* **Short problem**
Print all of the lines exactly. Any picture among them stays out.

* **Given information**
□ □ □ □ □

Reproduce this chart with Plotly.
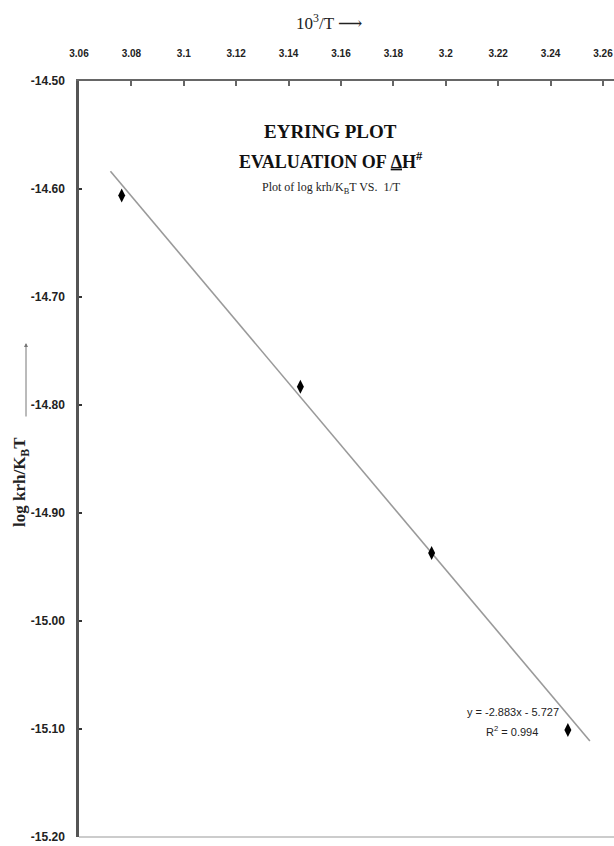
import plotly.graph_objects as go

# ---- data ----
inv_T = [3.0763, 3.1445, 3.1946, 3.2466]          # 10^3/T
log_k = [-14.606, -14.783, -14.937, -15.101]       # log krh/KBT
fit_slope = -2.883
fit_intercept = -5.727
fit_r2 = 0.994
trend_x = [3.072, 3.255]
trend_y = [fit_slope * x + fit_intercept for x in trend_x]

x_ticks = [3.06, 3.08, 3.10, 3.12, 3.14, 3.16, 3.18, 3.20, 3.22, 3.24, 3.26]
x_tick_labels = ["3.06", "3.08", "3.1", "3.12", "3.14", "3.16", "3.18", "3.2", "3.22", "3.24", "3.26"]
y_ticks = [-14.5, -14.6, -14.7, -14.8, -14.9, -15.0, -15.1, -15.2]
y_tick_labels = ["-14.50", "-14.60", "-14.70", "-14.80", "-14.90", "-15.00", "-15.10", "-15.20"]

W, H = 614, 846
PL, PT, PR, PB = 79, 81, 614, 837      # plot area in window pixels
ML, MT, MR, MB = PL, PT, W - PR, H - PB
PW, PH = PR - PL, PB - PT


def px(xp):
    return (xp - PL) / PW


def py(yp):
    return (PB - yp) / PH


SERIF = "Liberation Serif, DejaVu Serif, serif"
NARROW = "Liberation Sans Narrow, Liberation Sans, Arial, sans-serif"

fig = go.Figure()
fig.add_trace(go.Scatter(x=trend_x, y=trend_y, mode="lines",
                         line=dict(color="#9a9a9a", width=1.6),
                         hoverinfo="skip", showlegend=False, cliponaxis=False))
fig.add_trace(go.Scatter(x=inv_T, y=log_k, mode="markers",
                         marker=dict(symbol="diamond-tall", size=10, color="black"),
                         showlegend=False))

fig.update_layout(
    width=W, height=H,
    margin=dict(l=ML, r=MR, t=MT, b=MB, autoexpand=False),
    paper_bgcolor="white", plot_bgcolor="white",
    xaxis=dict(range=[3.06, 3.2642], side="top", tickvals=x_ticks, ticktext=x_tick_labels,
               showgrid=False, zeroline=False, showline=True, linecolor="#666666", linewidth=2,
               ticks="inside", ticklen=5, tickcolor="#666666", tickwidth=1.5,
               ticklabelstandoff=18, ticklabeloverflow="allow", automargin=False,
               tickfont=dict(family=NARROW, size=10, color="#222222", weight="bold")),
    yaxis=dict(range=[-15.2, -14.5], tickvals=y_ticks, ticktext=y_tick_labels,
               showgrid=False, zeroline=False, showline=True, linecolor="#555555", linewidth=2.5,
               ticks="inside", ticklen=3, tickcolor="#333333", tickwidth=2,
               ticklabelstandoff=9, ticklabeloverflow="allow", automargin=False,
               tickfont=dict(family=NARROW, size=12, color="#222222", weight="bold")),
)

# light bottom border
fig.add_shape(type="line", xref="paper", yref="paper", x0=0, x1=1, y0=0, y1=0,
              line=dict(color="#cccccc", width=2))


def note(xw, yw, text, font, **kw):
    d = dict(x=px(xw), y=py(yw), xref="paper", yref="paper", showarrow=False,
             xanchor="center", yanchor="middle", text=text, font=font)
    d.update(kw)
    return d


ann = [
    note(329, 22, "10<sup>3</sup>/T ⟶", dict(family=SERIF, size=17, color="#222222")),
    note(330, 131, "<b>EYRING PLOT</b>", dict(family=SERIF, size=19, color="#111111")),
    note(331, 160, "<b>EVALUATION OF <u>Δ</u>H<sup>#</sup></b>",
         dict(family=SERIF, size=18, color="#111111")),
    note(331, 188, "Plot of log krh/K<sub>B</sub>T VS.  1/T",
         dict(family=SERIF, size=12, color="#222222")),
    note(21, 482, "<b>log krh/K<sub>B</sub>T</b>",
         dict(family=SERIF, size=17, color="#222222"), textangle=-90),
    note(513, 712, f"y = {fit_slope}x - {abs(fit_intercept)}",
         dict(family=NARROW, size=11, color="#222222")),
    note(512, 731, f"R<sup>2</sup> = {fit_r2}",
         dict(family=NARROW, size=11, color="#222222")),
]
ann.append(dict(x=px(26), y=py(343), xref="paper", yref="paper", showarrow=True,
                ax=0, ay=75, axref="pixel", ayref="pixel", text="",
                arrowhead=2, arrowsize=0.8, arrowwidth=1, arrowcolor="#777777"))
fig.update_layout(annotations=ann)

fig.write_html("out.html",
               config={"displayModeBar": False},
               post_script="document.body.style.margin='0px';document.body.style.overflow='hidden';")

□ □ □ □ □

* **Response to this task**
Reproduce this chart with Plotly.
import plotly.graph_objects as go

# ---- data ----
inv_T = [3.0763, 3.1445, 3.1946, 3.2466]          # 10^3/T
log_k = [-14.606, -14.783, -14.937, -15.101]       # log krh/KBT
fit_slope = -2.883
fit_intercept = -5.727
fit_r2 = 0.994
trend_x = [3.072, 3.255]
trend_y = [fit_slope * x + fit_intercept for x in trend_x]

x_ticks = [3.06, 3.08, 3.10, 3.12, 3.14, 3.16, 3.18, 3.20, 3.22, 3.24, 3.26]
x_tick_labels = ["3.06", "3.08", "3.1", "3.12", "3.14", "3.16", "3.18", "3.2", "3.22", "3.24", "3.26"]
y_ticks = [-14.5, -14.6, -14.7, -14.8, -14.9, -15.0, -15.1, -15.2]
y_tick_labels = ["-14.50", "-14.60", "-14.70", "-14.80", "-14.90", "-15.00", "-15.10", "-15.20"]

W, H = 614, 846
PL, PT, PR, PB = 79, 81, 614, 837      # plot area in window pixels
ML, MT, MR, MB = PL, PT, W - PR, H - PB
PW, PH = PR - PL, PB - PT


def px(xp):
    return (xp - PL) / PW


def py(yp):
    return (PB - yp) / PH


SERIF = "Liberation Serif, DejaVu Serif, serif"
NARROW = "Liberation Sans Narrow, Liberation Sans, Arial, sans-serif"

fig = go.Figure()
fig.add_trace(go.Scatter(x=trend_x, y=trend_y, mode="lines",
                         line=dict(color="#9a9a9a", width=1.6),
                         hoverinfo="skip", showlegend=False, cliponaxis=False))
fig.add_trace(go.Scatter(x=inv_T, y=log_k, mode="markers",
                         marker=dict(symbol="diamond-tall", size=10, color="black"),
                         showlegend=False))

fig.update_layout(
    width=W, height=H,
    margin=dict(l=ML, r=MR, t=MT, b=MB, autoexpand=False),
    paper_bgcolor="white", plot_bgcolor="white",
    xaxis=dict(range=[3.06, 3.2642], side="top", tickvals=x_ticks, ticktext=x_tick_labels,
               showgrid=False, zeroline=False, showline=True, linecolor="#666666", linewidth=2,
               ticks="inside", ticklen=5, tickcolor="#666666", tickwidth=1.5,
               ticklabelstandoff=18, ticklabeloverflow="allow", automargin=False,
               tickfont=dict(family=NARROW, size=10, color="#222222", weight="bold")),
    yaxis=dict(range=[-15.2, -14.5], tickvals=y_ticks, ticktext=y_tick_labels,
               showgrid=False, zeroline=False, showline=True, linecolor="#555555", linewidth=2.5,
               ticks="inside", ticklen=3, tickcolor="#333333", tickwidth=2,
               ticklabelstandoff=9, ticklabeloverflow="allow", automargin=False,
               tickfont=dict(family=NARROW, size=12, color="#222222", weight="bold")),
)

# light bottom border
fig.add_shape(type="line", xref="paper", yref="paper", x0=0, x1=1, y0=0, y1=0,
              line=dict(color="#cccccc", width=2))


def note(xw, yw, text, font, **kw):
    d = dict(x=px(xw), y=py(yw), xref="paper", yref="paper", showarrow=False,
             xanchor="center", yanchor="middle", text=text, font=font)
    d.update(kw)
    return d


ann = [
    note(329, 22, "10<sup>3</sup>/T ⟶", dict(family=SERIF, size=17, color="#222222")),
    note(330, 131, "<b>EYRING PLOT</b>", dict(family=SERIF, size=19, color="#111111")),
    note(331, 160, "<b>EVALUATION OF <u>Δ</u>H<sup>#</sup></b>",
         dict(family=SERIF, size=18, color="#111111")),
    note(331, 188, "Plot of log krh/K<sub>B</sub>T VS.  1/T",
         dict(family=SERIF, size=12, color="#222222")),
    note(21, 482, "<b>log krh/K<sub>B</sub>T</b>",
         dict(family=SERIF, size=17, color="#222222"), textangle=-90),
    note(513, 712, f"y = {fit_slope}x - {abs(fit_intercept)}",
         dict(family=NARROW, size=11, color="#222222")),
    note(512, 731, f"R<sup>2</sup> = {fit_r2}",
         dict(family=NARROW, size=11, color="#222222")),
]
ann.append(dict(x=px(26), y=py(343), xref="paper", yref="paper", showarrow=True,
                ax=0, ay=75, axref="pixel", ayref="pixel", text="",
                arrowhead=2, arrowsize=0.8, arrowwidth=1, arrowcolor="#777777"))
fig.update_layout(annotations=ann)

fig.write_html("out.html",
               config={"displayModeBar": False},
               post_script="document.body.style.margin='0px';document.body.style.overflow='hidden';")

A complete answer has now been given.